‘Flexible Phonics’ aims to train Reception teachers to optimise and complement their existing phonics teaching to improve children’s word reading.
Flexible Phonics approaches include teaching children to add another step after they have blended phonemes to recognise whether they have successfully identified a word and if not that they will need to use alternate strategies to identify it. This ‘set-for-variability’ approach could be particularly powerful in enabling children to independently read novel exception words (words that break phonic rules, such as ‘the’, ‘two’, ‘between’, ‘above’).
The second strategy ‘direct mapping’ involves children reading texts that include several examples of the Grapheme Phoneme Correspondences (GPCs) that they have just learned, and overtime integrate with children’s texts to become confident, motivated, readers.
The EEF funded this research because positive findings were found for the programme’s impact on children’s word reading in a study in Canada when delivered to small groups of struggling readers.
More broadly, phonics approaches have been consistently found to be effective in supporting younger readers to master the basics of reading, with an average impact of an additional +5 months’ progress in our Teaching and Learning Toolkit.
Pupils who participated in Flexible Phonics made the equivalent of 1 month’s less progress, on average in word recognition than pupils who did not receive the programme.
Pupils who participated in Flexible Phonics made the equivalent of zero months progress, on average in reading comprehension and correcting deliberately mispronounced words than children in other schools.
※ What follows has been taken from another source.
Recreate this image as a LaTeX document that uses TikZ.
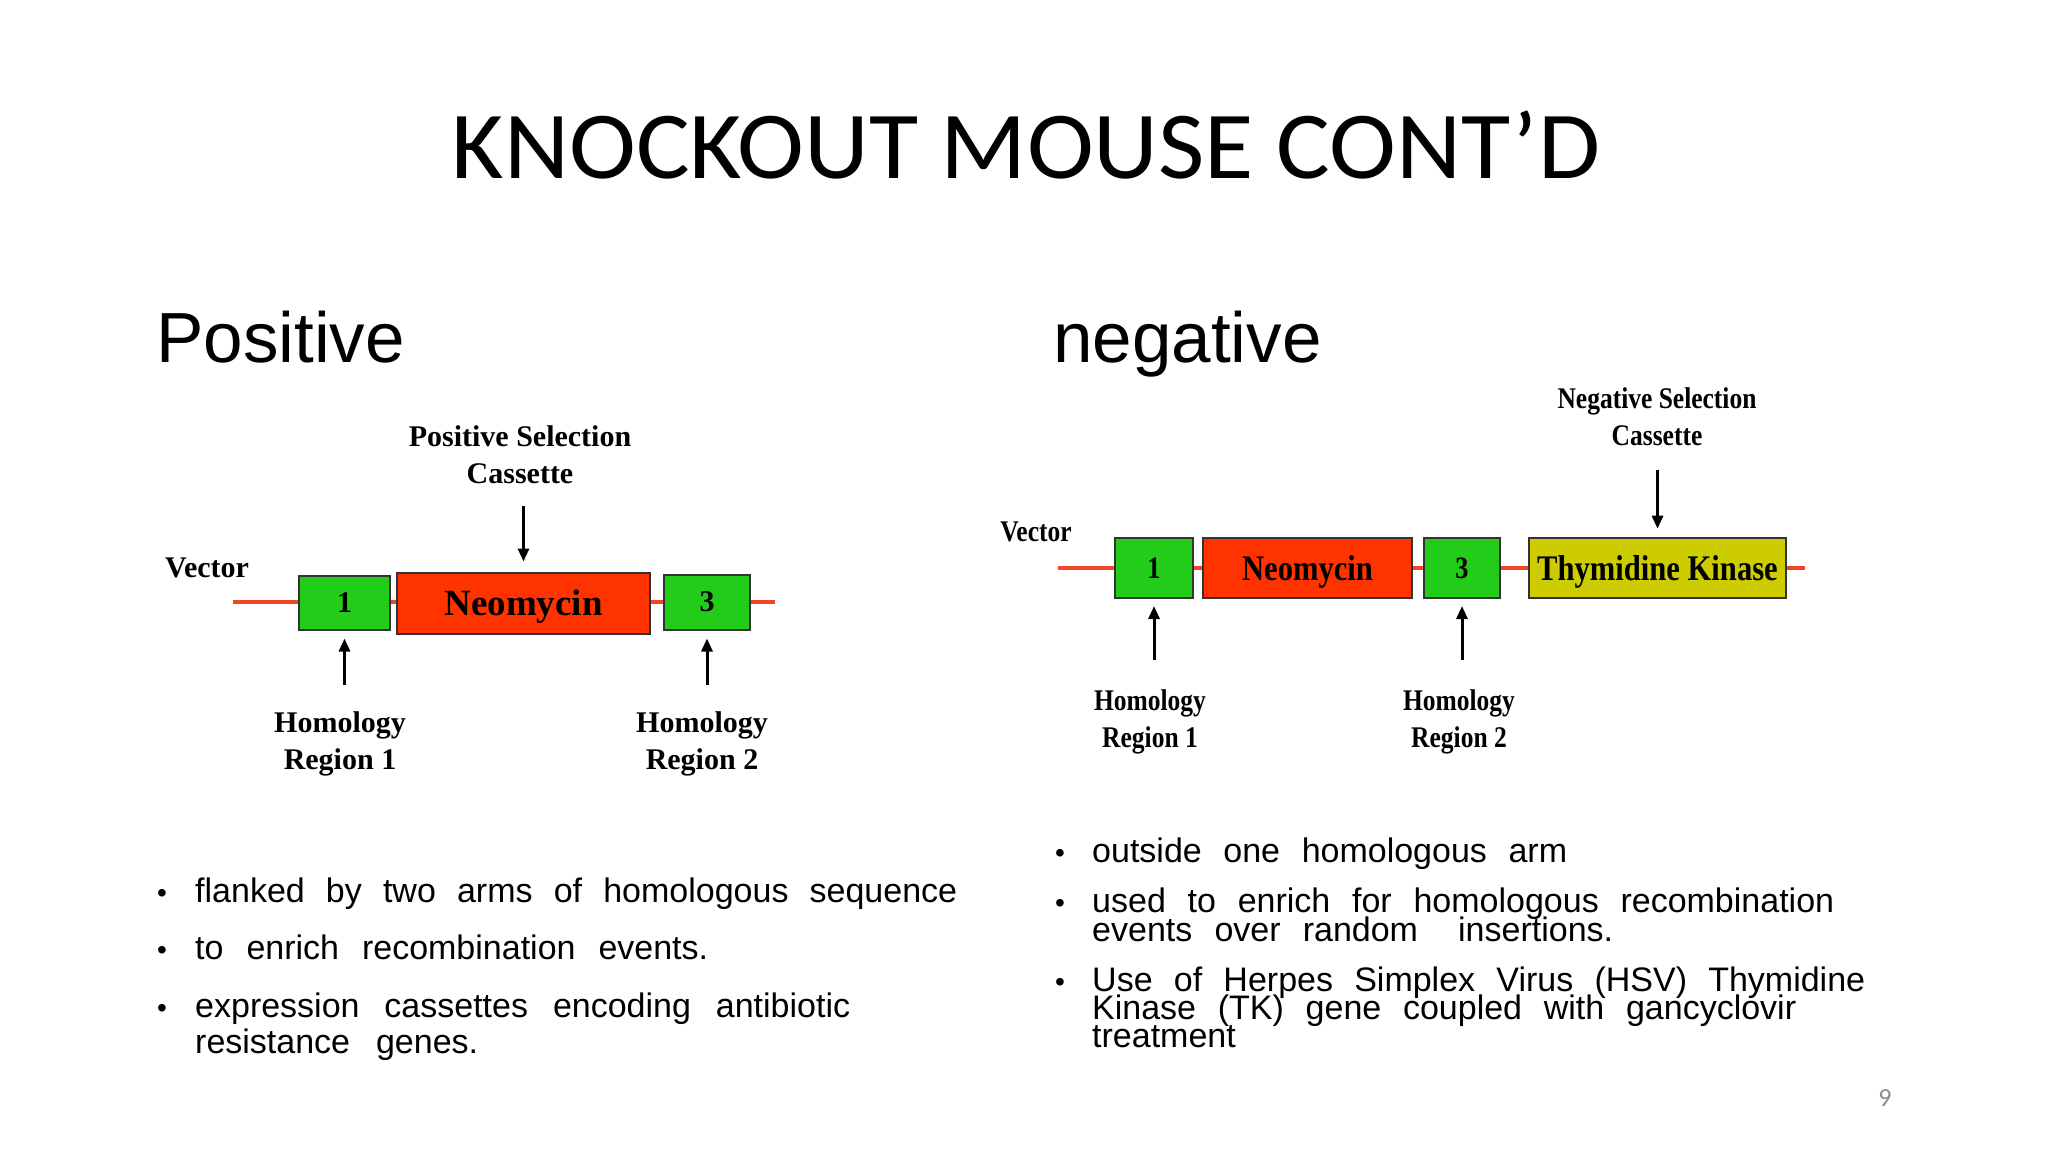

Exploratory subgroup analyses found pupils who were eligible for Free School Meals (FSM) who participated in Flexible Phonics made the equivalent of no month’s additional progress in word recognition, compared to similar children who did not receive the programme. There was marginal evidence that in Flexible Phonics schools where some pupils also received the Nuffield Early Language Intervention (NELI), pupils made more progress in word recognition than in other schools.
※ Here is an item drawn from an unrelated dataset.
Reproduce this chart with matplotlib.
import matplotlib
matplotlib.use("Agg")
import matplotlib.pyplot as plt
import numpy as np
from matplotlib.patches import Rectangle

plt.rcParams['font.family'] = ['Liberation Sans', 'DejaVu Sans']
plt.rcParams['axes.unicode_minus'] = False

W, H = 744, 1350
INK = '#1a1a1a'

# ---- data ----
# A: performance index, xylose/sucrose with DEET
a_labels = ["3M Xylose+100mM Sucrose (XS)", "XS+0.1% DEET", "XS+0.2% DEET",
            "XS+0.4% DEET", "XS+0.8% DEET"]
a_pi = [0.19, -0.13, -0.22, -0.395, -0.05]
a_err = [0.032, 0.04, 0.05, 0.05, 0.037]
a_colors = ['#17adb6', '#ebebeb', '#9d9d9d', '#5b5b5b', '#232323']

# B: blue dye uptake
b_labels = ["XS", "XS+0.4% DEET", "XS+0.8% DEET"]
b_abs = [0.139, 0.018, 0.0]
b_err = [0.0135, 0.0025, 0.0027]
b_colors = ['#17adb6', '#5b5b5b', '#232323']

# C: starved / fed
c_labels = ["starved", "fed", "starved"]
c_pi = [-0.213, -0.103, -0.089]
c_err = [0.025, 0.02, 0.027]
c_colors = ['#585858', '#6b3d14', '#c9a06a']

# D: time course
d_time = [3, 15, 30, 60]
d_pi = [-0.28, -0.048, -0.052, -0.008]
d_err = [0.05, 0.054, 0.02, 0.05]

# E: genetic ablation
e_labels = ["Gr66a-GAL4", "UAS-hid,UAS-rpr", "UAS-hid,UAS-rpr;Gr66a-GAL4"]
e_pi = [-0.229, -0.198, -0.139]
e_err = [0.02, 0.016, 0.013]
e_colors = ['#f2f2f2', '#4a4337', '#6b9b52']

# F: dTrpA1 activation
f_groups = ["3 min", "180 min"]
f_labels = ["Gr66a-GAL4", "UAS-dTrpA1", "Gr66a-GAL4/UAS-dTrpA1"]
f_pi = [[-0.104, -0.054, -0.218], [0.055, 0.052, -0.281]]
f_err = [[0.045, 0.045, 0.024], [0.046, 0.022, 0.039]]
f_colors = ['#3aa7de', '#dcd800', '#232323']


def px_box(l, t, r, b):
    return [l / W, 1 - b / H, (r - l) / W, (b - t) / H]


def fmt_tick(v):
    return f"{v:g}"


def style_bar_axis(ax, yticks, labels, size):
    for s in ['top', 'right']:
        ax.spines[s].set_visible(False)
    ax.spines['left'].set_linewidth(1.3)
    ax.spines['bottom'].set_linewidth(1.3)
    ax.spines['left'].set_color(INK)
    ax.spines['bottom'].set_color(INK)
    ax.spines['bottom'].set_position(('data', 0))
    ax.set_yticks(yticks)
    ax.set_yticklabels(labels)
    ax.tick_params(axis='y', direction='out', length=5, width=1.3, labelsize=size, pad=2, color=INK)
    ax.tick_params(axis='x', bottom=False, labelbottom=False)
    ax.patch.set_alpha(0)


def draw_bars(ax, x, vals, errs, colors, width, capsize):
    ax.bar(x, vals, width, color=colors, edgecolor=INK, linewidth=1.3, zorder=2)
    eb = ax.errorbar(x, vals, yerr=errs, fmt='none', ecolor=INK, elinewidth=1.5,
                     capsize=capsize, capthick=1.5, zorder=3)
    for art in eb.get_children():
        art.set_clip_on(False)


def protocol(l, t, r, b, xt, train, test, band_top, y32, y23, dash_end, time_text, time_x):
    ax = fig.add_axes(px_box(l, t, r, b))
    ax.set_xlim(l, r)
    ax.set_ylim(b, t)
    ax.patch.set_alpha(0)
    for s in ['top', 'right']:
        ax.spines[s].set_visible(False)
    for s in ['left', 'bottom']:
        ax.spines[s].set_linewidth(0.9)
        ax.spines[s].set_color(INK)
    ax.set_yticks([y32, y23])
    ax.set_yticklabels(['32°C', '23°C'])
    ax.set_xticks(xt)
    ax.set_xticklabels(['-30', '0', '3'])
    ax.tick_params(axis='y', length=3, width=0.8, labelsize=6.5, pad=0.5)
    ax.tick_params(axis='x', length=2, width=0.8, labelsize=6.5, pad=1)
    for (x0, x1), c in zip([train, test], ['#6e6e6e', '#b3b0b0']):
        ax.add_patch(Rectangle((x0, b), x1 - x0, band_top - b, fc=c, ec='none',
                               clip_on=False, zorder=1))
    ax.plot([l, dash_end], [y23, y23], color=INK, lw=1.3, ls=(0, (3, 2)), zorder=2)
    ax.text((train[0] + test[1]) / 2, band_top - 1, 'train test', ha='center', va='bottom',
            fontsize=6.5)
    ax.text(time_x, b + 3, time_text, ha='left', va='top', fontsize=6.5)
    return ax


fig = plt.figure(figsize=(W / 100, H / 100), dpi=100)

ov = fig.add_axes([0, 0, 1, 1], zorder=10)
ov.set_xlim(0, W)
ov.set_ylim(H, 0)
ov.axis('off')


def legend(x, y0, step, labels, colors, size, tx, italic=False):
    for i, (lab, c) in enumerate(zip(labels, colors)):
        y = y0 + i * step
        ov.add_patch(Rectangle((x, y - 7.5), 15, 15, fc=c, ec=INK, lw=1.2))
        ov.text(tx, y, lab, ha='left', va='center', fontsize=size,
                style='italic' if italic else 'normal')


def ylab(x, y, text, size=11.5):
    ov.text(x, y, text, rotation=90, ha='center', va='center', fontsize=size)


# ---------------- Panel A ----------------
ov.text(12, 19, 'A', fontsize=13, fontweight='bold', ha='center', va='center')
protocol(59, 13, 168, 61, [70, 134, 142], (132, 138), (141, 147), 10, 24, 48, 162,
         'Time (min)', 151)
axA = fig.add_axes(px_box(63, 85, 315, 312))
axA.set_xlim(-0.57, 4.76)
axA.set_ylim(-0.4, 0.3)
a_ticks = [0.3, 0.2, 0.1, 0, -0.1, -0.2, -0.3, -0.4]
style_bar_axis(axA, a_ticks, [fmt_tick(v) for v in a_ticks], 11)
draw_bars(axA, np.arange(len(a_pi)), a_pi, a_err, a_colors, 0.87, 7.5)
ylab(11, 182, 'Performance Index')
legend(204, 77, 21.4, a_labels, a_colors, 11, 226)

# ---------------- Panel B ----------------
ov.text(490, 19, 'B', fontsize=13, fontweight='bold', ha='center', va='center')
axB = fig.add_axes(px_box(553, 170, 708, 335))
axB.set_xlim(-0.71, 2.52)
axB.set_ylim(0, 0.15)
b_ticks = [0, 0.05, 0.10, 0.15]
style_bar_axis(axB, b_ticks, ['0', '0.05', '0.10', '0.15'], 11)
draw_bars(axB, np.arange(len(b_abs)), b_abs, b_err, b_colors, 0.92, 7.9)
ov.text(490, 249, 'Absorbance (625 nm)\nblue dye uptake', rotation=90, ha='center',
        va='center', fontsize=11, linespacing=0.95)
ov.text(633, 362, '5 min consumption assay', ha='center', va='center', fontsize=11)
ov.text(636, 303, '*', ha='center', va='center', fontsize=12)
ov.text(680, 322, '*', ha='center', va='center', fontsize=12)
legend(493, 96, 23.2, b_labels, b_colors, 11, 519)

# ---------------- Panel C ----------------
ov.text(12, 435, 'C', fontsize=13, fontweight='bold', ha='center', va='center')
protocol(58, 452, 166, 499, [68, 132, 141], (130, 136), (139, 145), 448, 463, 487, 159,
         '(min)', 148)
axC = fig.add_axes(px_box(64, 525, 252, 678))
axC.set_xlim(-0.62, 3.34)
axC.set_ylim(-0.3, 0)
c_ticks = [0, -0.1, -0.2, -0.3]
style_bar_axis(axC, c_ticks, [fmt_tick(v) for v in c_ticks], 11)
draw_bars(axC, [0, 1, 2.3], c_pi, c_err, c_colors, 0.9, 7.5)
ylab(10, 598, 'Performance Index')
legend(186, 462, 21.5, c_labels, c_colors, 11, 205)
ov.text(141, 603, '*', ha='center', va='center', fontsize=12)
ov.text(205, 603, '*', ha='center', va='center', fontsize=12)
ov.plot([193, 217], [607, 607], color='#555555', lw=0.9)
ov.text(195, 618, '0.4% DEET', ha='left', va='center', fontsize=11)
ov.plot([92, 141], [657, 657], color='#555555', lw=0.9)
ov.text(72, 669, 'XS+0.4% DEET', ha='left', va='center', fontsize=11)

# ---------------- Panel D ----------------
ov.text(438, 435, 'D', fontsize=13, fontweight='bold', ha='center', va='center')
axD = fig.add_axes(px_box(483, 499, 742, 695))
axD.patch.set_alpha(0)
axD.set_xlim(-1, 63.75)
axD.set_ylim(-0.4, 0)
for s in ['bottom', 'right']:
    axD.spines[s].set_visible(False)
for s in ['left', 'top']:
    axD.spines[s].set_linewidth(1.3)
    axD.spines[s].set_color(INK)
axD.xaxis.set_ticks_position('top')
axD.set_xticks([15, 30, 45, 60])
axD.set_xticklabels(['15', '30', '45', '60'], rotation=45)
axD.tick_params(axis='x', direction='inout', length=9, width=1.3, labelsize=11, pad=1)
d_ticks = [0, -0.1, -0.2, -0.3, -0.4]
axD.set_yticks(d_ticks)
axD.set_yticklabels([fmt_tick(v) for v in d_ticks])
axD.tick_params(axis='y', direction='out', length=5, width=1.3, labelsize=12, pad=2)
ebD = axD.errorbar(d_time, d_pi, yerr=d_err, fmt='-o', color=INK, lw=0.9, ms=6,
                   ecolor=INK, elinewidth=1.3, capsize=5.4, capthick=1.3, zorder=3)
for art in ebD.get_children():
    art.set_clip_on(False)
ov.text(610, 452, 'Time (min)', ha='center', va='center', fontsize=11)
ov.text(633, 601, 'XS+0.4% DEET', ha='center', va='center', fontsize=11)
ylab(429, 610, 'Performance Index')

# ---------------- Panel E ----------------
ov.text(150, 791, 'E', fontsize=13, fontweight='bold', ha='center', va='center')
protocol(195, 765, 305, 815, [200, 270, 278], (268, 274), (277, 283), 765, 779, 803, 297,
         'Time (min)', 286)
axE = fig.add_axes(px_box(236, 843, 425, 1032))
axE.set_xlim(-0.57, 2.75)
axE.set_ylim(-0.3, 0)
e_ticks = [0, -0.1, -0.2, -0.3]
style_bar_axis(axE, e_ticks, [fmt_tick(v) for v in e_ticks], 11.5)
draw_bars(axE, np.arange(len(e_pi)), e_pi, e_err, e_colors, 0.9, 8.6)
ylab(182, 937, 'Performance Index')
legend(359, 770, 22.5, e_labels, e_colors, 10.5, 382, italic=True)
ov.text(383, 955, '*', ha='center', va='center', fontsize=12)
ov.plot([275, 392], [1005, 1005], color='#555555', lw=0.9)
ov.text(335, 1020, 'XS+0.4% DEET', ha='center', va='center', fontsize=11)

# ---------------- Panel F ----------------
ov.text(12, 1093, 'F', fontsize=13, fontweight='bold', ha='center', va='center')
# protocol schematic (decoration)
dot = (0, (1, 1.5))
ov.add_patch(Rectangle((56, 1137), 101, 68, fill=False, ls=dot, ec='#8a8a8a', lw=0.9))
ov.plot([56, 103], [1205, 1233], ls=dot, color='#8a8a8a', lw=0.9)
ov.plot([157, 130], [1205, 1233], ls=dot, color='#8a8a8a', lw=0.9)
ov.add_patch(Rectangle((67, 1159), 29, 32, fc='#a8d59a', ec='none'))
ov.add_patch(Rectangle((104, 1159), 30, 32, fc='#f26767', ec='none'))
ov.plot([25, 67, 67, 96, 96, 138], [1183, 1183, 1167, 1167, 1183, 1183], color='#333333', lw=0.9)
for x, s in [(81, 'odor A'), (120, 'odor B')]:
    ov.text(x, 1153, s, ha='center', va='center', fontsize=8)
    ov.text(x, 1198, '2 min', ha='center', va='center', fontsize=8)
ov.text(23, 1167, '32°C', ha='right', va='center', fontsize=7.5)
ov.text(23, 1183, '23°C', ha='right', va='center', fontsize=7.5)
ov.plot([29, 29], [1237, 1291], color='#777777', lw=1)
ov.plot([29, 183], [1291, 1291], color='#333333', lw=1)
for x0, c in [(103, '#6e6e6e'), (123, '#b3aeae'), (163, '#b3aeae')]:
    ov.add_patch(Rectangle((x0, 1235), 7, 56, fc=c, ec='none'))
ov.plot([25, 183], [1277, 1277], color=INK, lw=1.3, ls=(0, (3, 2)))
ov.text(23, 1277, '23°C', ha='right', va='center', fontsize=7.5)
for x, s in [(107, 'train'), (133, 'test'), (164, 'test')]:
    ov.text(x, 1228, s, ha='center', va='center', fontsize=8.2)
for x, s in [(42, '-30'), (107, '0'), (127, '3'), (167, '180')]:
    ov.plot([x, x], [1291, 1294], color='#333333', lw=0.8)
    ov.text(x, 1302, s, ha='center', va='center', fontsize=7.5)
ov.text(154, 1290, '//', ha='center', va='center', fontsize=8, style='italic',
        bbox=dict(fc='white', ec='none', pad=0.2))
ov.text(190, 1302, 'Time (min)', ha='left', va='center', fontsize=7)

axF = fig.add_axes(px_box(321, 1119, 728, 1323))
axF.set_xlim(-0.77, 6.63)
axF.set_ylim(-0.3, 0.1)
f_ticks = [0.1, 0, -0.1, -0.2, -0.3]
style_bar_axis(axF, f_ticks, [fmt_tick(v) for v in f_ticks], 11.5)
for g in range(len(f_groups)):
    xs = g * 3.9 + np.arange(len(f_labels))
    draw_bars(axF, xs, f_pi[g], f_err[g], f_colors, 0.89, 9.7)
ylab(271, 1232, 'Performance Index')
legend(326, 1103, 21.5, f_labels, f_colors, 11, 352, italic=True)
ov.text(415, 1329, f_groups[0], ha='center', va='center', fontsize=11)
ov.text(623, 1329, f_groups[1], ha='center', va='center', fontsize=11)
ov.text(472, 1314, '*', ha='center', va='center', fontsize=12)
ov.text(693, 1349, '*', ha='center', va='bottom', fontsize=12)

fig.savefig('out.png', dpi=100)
Teachers and TAs in Flexible Phonics schools reported that it was relatively straightforward to integrate the programme into existing phonics practice. Around 100 Teachers and TAs surveyed in Flexible Phonics schools suggested that there was no change in their confidence and overall practice regarding phonics teaching, although confidence was already high at the start of delivery. They indicated that children engaged in activities well, approached reading with confidence and increased resilience.
Please note that this trial took place during the COVID-19 pandemic (the 2020/21 academic year) so some aspects of Flexible Phonics delivery were changed to accommodate this, e.g., the length of programme delivery. There were partial school closures from January to March 2021 and subsequent studies have shown impacts on children’s language and communication skills from these. This may have affected the impact observed from Flexible Phonics in the study.
An updated version of this report, published in March 2024, includes further data from pre-tests taken by children before they started the intervention.